Rubies are made of the mineral corundum forming under high pressure and temperature deep in the earth’s crust. Their red colour comes from the mineral chromium. Rubies may be heat treated to enhance this red colour and remove purple hues and ‘silk’ (needle-like inclusions that can make the gems opaque) – this form of treatment does not affect the quality of the gems. Some lower quality Rubies may have surface fissures that can be sealed by heated glass. This treatment may make the gem more susceptible to damage. Always ask about any treatment to which your gem has been subjected.

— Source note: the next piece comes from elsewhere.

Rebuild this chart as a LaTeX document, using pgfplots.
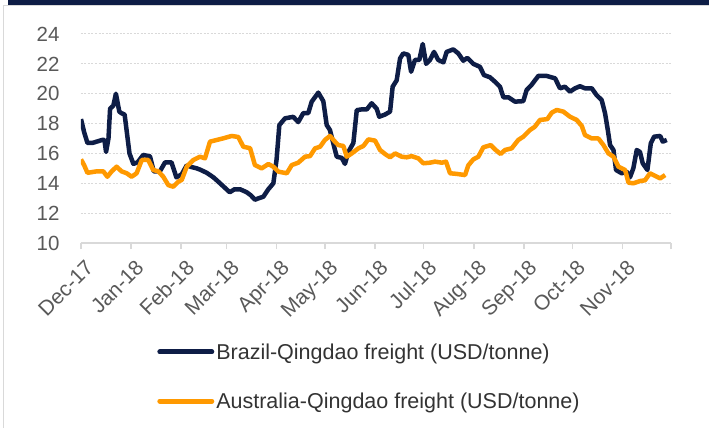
\documentclass[border=0pt]{standalone}
\usepackage{pgfplots}
\pgfplotsset{compat=1.18}
\usepackage{fontspec}
\setmainfont{Liberation Sans}
\definecolor{navy}{RGB}{14,29,70}
\definecolor{orng}{RGB}{255,153,0}
\definecolor{gridc}{RGB}{217,217,217}
\definecolor{txt}{RGB}{89,89,89}
\begin{document}
\begin{tikzpicture}[x=1pt,y=1pt]
\path[use as bounding box] (0,0) rectangle (709,428);
\draw[gridc, line width=1.5pt] (3.7,0) -- (3.7,422.3) -- (709,422.3);
\fill[navy] (8,423) rectangle (709,428);
\begin{axis}[
 at={(81pt,185pt)}, anchor=south west, scale only axis,
 width=590pt, height=209pt,
 xmin=0, xmax=365, ymin=10, ymax=24,
 /pgf/number format/assume math mode=true,
 axis x line*=bottom, axis y line*=left,
 y axis line style={draw=none},
 x axis line style={gridc, line width=1.8pt},
 ytick={10,12,...,24},
 ytick style={draw=none},
 xtick={0,31,62,90,121,151,182,212,243,274,304,335,365},
 xticklabels={Dec-17,Jan-18,Feb-18,Mar-18,Apr-18,May-18,Jun-18,Jul-18,Aug-18,Sep-18,Oct-18,Nov-18,{}},
 xtick style={gridc, line width=1.5pt},
 tick align=outside, major tick length=6pt,
 ymajorgrids, grid style={gridc, dash pattern=on 2pt off 1.5pt, line width=1pt},
 yticklabel style={font=\fontsize{20.5}{24}\selectfont, text=txt, xshift=-12pt},
 xticklabel style={font=\fontsize{21}{25}\selectfont, text=txt, rotate=45, anchor=north east, xshift=-1pt, yshift=-6pt},
 legend style={at={(axis description cs:0.129,-0.47)}, anchor=north west, draw=none, fill=none,
   font=\fontsize{21.5}{25}\selectfont, text=black!80, row sep=28pt, inner sep=0pt,
   nodes={inner sep=2pt}},
 legend cell align=left,
 legend image code/.code={\draw[#1, line width=5pt, line cap=round] (0pt,0pt) -- (52pt,0pt);},
]
\addplot[navy, line width=4.5pt, line join=round] table {
0 18.3
2 17.4
4 16.7
7 16.7
10 16.8
13 16.9
14.5 16.9
15.5 16.1
17 17.0
18 19.0
20 19.2
21.6 20.0
23.7 18.8
25 18.7
27 18.6
28.5 17.3
30 16.0
32.4 15.3
35 15.4
38.5 15.9
42.7 15.8
45 14.8
48.8 14.8
52 15.4
56 15.4
59 14.4
62.3 14.6
65.4 15.2
68 15.1
71.6 15.0
74 14.9
77.8 14.7
81.9 14.4
85 14.1
88 13.8
92 13.4
95 13.6
98.4 13.6
102.5 13.4
105 13.2
107.6 12.9
110 13.0
112.8 13.1
115.9 13.6
119 14.0
121 15.6
122.7 17.9
126.2 18.35
131.3 18.45
134.4 18.1
137.5 18.7
140.6 18.7
142.7 19.46
146.8 20.07
149.9 19.5
152 17.9
154 17.57
156.6 16.45
158.2 15.78
161.3 15.7
163.3 15.3
165.4 16.1
168.5 16.7
170.6 18.9
173.7 18.95
176.8 18.95
179.8 19.36
182.9 19.0
184.5 18.46
188 18.6
191.2 18.8
192.8 20.47
195.3 20.9
197.4 22.37
199.4 22.7
202.5 22.6
204.2 21.47
206.6 22.26
209.3 22.26
211.4 23.33
213.5 22.0
215.9 22.26
218.4 22.8
221 22.26
224.2 22.1
226.2 22.8
230.3 22.97
233.4 22.7
236.5 22.21
239 22.4
242.7 22.0
246.8 21.8
249.3 21.25
253 21.1
256.1 20.8
259.2 20.47
261.3 19.76
264.4 19.76
268.5 19.47
273.6 19.5
275.7 20.25
278.8 20.6
282.9 21.19
288.1 21.19
293.3 21.03
296.3 20.36
299.4 20.47
302.5 20.14
305.6 20.36
308.7 20.5
311.8 20.36
316 20.36
319 19.9
322.1 19.58
324.2 18.69
325.9 17.57
327.3 16.56
329.4 16.23
331 14.89
334.5 14.67
337.6 14.78
339.6 14.4
341.7 15.0
343.8 16.23
345.8 16.1
347.5 15.34
350.4 14.89
352.5 16.68
354.5 17.12
358.3 17.17
359.9 16.79
362.4 16.9
};
\addlegendentry{Brazil-Qingdao freight (USD/tonne)}
\addplot[orng, line width=4.5pt, line join=round] table {
0 15.6
2 15.2
4 14.7
9.7 14.8
13.8 14.8
16.3 14.44
19 14.8
22 15.11
25.1 14.8
28.3 14.67
31.3 14.44
34.4 14.67
37.6 15.56
41.6 15.56
44.7 14.89
47.8 14.8
50.9 14.44
54 13.88
57.1 13.77
60.2 14.11
62.3 14.22
65.4 15.11
69.5 15.56
73.6 15.78
76.7 15.67
79.8 16.79
83.9 16.9
88 17.01
93.2 17.17
97.3 17.1
100.4 16.45
104.6 16.35
107.6 15.22
111.8 15.0
115.9 15.29
119 15.11
122.1 14.78
127.3 14.67
130.4 15.22
134.4 15.38
138.6 15.78
141.7 15.82
144.8 16.34
147.9 16.45
150.9 16.9
154 17.17
157.1 16.79
159.2 16.56
162.3 16.5
164.4 15.78
167.5 16.0
171.6 16.34
174.7 16.5
177.8 16.94
181.9 16.86
185 16.23
188.1 15.96
191.2 15.74
194.3 16.0
198.4 15.78
201.5 15.74
204.6 15.82
208.7 15.67
211.8 15.34
215.9 15.38
219 15.45
223.2 15.38
225.8 15.45
228.3 14.67
232.4 14.63
237.6 14.55
239.6 15.2
242.7 15.6
245.8 15.78
248.9 16.41
253.5 16.56
256.1 16.27
259.6 15.96
262.3 16.23
266.4 16.34
270.5 16.9
273.6 17.12
277.8 17.57
280.8 17.79
283.9 18.24
288.5 18.3
291.2 18.73
294.3 18.91
298.4 18.8
302.5 18.46
306.7 18.24
309.8 17.84
311.8 17.23
316 17.0
320.1 17.0
323.2 16.56
326.3 16.0
329.4 15.78
332.5 15.11
336.6 14.89
338.7 14.04
341.7 14.0
345.8 14.15
348.9 14.2
352 14.67
355.1 14.5
358.3 14.33
361.4 14.55
};
\addlegendentry{Australia-Qingdao freight (USD/tonne)}
\end{axis}
\end{tikzpicture}
\end{document}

From a metaphysical perspective Ruby is associated with the base chakra: stability, protection and security and the heart chakra: passion, vitality and commitment. In Hindu culture it is regarded as the “King of gemstones”. Ruby is known as a revitalising stone – activating our life force and momentum.

Rubies remain ever popular. This last month saw the sale of some legendary Rubies. On June 7th 2023 Christie’s auctioned Marlene Dietrich’s Van Cleef & Arpels three-dimensional Jarretière cuff bracelet (c.1937) – as part of The Magnificent Jewels of Anne Eisenhower collection. It sold for US$4.5m. On June 8th 2023 Sotheby’s auctioned the most valuable and largest Ruby ever sold – at 55.22 carats – fetching US$34.8m (photograph attached).

Whether you are a July baby or not, consider a Ruby in part of your collection for its warm support and fiery enthusiasm.